» YOUR INSTRUCTIONS: Quote verbatim every line from the line containing "Write a Python" to the line containing "import pandas as pd", inclusive of both, and no other line.

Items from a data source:
## Start

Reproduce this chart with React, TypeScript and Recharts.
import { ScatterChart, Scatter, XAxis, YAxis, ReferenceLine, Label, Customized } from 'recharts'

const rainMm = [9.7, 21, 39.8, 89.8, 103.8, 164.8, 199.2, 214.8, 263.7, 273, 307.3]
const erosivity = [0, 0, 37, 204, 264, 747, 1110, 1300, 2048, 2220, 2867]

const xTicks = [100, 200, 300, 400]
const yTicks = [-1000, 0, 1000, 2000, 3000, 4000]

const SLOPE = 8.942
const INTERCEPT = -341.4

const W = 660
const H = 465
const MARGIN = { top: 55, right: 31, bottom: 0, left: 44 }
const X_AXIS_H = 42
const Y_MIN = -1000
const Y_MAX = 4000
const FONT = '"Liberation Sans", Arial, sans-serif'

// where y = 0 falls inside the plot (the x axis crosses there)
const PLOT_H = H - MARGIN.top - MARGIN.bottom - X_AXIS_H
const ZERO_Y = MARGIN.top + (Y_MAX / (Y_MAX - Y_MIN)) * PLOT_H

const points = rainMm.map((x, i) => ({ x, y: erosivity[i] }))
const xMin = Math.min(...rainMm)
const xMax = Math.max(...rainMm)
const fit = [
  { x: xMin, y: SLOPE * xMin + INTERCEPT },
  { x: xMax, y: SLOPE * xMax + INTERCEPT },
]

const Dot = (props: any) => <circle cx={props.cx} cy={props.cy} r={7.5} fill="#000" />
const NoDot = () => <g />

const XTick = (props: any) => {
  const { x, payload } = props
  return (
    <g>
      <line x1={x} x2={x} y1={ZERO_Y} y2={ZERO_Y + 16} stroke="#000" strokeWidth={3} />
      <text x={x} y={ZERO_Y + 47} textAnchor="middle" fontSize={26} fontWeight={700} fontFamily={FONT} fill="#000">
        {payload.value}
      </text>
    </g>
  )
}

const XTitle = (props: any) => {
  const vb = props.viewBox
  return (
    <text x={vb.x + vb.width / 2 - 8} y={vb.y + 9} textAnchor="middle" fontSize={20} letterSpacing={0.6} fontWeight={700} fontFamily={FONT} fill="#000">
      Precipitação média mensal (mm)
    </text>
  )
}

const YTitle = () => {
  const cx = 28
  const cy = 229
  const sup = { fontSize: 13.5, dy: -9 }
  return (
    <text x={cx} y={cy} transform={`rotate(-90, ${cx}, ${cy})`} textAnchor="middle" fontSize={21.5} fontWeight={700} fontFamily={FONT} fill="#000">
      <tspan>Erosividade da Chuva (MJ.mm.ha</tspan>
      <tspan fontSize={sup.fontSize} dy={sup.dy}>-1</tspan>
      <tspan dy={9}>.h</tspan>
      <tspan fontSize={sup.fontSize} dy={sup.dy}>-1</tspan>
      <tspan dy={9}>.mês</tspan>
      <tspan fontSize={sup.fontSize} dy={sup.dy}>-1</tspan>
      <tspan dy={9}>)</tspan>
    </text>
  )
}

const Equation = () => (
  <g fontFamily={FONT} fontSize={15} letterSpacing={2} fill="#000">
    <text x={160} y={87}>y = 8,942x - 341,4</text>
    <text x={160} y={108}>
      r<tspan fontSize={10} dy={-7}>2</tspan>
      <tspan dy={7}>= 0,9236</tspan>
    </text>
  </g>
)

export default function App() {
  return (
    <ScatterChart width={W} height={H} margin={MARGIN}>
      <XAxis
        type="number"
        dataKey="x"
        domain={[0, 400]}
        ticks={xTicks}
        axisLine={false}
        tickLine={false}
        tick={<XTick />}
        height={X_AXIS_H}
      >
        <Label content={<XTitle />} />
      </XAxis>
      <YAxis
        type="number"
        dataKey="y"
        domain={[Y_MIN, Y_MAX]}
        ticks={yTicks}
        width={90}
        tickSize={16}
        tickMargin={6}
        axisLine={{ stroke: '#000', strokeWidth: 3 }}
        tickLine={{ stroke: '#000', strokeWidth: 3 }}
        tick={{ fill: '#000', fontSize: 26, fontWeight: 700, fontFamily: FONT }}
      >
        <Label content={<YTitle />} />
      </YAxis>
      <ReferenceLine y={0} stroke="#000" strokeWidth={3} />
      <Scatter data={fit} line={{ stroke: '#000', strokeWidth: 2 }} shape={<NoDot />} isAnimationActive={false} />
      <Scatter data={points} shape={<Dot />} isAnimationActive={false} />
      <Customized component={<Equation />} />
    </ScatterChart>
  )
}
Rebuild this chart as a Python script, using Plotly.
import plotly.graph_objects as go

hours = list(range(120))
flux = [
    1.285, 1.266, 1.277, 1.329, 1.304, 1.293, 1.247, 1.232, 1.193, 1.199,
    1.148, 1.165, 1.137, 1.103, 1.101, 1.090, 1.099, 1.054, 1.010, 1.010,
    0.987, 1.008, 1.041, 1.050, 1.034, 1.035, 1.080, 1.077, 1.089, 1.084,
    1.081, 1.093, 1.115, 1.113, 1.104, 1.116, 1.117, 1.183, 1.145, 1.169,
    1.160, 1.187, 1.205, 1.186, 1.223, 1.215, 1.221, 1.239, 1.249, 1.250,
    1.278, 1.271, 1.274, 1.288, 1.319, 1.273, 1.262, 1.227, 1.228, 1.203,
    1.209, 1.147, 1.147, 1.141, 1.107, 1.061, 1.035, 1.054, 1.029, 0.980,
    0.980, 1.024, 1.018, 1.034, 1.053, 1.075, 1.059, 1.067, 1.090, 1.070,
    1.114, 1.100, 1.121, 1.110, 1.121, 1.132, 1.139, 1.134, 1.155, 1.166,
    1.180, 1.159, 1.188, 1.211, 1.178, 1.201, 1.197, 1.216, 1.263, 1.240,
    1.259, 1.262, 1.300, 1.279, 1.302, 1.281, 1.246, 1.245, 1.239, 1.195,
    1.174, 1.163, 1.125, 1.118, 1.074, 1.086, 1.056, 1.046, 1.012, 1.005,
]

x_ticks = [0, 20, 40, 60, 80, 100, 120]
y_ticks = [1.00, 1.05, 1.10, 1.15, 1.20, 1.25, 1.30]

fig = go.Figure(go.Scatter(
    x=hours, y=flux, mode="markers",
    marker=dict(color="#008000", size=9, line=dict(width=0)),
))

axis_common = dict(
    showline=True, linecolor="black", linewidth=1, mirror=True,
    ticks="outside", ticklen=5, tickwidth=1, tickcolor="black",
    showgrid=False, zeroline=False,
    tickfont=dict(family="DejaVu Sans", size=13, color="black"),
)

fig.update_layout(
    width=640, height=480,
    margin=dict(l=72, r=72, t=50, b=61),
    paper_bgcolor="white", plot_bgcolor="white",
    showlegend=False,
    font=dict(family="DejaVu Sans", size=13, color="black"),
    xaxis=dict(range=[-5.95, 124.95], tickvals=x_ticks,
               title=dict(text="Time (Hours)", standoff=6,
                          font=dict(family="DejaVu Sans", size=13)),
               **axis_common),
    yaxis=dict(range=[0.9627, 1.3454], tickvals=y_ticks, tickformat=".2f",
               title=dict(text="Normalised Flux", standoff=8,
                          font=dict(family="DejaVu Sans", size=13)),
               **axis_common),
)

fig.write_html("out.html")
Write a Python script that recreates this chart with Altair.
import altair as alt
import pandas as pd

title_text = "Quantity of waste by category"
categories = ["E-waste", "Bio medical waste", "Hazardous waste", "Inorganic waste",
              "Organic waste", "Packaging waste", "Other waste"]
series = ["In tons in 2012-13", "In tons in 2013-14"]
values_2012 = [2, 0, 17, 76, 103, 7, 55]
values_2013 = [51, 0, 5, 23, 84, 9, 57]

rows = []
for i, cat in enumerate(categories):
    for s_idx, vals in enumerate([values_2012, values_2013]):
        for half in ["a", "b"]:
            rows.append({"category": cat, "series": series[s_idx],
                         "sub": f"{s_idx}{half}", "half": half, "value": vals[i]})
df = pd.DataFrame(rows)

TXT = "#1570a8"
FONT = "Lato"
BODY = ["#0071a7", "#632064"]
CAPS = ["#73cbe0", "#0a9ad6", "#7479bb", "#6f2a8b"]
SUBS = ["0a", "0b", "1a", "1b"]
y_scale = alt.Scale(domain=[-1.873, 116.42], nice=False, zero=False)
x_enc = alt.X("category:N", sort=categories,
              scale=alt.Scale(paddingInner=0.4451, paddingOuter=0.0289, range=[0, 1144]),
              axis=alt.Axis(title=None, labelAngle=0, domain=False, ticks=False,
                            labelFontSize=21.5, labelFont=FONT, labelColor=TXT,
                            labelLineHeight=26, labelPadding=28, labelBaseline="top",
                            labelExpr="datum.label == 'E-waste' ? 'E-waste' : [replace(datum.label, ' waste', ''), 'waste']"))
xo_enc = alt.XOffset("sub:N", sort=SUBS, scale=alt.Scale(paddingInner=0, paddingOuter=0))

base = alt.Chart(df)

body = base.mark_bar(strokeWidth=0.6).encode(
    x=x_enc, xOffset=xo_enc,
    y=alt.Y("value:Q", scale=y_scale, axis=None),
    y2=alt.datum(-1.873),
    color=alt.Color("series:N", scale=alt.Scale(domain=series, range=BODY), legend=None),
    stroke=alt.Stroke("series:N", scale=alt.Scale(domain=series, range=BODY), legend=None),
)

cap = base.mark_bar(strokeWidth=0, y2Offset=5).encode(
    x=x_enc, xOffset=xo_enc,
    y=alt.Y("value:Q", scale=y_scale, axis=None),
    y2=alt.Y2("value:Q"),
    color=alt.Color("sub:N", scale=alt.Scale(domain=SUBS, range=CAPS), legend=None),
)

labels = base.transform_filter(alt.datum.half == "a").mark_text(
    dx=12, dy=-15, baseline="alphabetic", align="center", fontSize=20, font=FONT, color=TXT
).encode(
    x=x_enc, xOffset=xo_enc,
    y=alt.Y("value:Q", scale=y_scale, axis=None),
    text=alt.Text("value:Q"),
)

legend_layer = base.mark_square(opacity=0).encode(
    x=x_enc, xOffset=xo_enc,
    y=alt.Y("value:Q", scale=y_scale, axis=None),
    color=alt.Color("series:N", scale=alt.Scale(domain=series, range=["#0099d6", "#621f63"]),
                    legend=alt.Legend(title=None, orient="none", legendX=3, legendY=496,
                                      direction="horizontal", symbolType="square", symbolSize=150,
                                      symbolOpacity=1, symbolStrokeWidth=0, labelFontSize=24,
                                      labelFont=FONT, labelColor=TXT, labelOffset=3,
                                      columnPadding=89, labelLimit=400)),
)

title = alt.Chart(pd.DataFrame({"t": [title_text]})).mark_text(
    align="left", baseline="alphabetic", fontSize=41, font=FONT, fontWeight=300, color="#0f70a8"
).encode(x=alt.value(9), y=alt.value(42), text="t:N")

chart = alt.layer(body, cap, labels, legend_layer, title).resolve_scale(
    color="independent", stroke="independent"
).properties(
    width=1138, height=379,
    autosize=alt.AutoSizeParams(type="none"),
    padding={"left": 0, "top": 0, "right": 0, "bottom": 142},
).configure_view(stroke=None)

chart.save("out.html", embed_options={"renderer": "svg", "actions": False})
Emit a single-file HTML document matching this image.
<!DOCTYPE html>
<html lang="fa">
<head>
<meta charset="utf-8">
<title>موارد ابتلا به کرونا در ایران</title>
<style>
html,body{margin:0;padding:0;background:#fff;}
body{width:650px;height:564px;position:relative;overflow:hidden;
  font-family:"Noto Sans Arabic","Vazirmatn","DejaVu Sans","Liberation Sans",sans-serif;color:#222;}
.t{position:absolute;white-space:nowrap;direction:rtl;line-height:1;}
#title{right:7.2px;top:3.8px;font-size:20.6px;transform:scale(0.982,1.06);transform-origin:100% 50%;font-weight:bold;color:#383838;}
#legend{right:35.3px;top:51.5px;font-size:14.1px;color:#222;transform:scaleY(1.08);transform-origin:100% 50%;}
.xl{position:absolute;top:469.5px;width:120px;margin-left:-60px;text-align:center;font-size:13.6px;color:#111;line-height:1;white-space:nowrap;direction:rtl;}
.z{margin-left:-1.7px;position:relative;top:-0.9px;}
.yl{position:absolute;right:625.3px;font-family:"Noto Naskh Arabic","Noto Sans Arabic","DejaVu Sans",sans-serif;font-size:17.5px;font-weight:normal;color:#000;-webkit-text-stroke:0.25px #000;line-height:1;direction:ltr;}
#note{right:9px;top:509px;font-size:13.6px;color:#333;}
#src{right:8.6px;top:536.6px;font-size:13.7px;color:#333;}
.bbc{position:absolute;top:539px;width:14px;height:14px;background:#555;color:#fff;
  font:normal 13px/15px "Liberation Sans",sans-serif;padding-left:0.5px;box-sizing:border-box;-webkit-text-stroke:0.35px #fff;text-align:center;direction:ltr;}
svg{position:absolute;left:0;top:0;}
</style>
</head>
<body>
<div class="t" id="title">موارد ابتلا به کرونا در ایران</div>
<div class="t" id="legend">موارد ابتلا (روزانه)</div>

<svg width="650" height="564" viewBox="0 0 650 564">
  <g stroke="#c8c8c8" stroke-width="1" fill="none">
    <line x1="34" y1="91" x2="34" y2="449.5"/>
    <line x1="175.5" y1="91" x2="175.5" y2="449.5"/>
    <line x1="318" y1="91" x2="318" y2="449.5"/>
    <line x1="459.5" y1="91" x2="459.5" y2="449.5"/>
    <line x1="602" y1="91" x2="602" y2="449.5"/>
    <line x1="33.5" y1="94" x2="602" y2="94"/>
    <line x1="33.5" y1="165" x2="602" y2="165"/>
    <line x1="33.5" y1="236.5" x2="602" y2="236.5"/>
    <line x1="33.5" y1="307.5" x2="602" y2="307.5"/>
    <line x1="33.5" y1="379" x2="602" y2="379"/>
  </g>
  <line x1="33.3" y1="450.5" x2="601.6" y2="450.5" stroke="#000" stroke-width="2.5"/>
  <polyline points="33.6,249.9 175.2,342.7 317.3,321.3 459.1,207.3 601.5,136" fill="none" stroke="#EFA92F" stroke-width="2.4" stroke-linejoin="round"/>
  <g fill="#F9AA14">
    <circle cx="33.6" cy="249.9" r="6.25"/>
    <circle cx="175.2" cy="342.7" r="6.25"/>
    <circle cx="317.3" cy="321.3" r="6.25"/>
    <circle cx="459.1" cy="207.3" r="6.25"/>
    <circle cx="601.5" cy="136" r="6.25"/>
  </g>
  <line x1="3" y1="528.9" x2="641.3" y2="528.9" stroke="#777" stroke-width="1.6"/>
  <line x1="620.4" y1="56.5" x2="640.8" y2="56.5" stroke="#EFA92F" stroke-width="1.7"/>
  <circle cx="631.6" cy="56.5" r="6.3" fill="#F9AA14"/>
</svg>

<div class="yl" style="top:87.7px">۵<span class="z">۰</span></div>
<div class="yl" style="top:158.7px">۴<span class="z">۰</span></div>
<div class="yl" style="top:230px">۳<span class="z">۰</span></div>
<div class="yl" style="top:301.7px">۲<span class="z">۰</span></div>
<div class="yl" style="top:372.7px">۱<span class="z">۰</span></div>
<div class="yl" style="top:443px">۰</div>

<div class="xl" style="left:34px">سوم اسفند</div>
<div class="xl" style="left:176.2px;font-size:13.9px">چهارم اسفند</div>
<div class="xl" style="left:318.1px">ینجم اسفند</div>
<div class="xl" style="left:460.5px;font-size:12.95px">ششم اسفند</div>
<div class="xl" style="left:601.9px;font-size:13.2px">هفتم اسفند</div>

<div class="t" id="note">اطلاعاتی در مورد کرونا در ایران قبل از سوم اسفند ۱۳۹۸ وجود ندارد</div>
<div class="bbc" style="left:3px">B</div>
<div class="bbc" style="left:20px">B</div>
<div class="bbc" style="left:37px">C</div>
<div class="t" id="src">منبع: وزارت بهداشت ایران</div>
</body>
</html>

## End

» RESULT FOR THIS TASK:
Write a Python script that recreates this chart with Altair.
import altair as alt
import pandas as pd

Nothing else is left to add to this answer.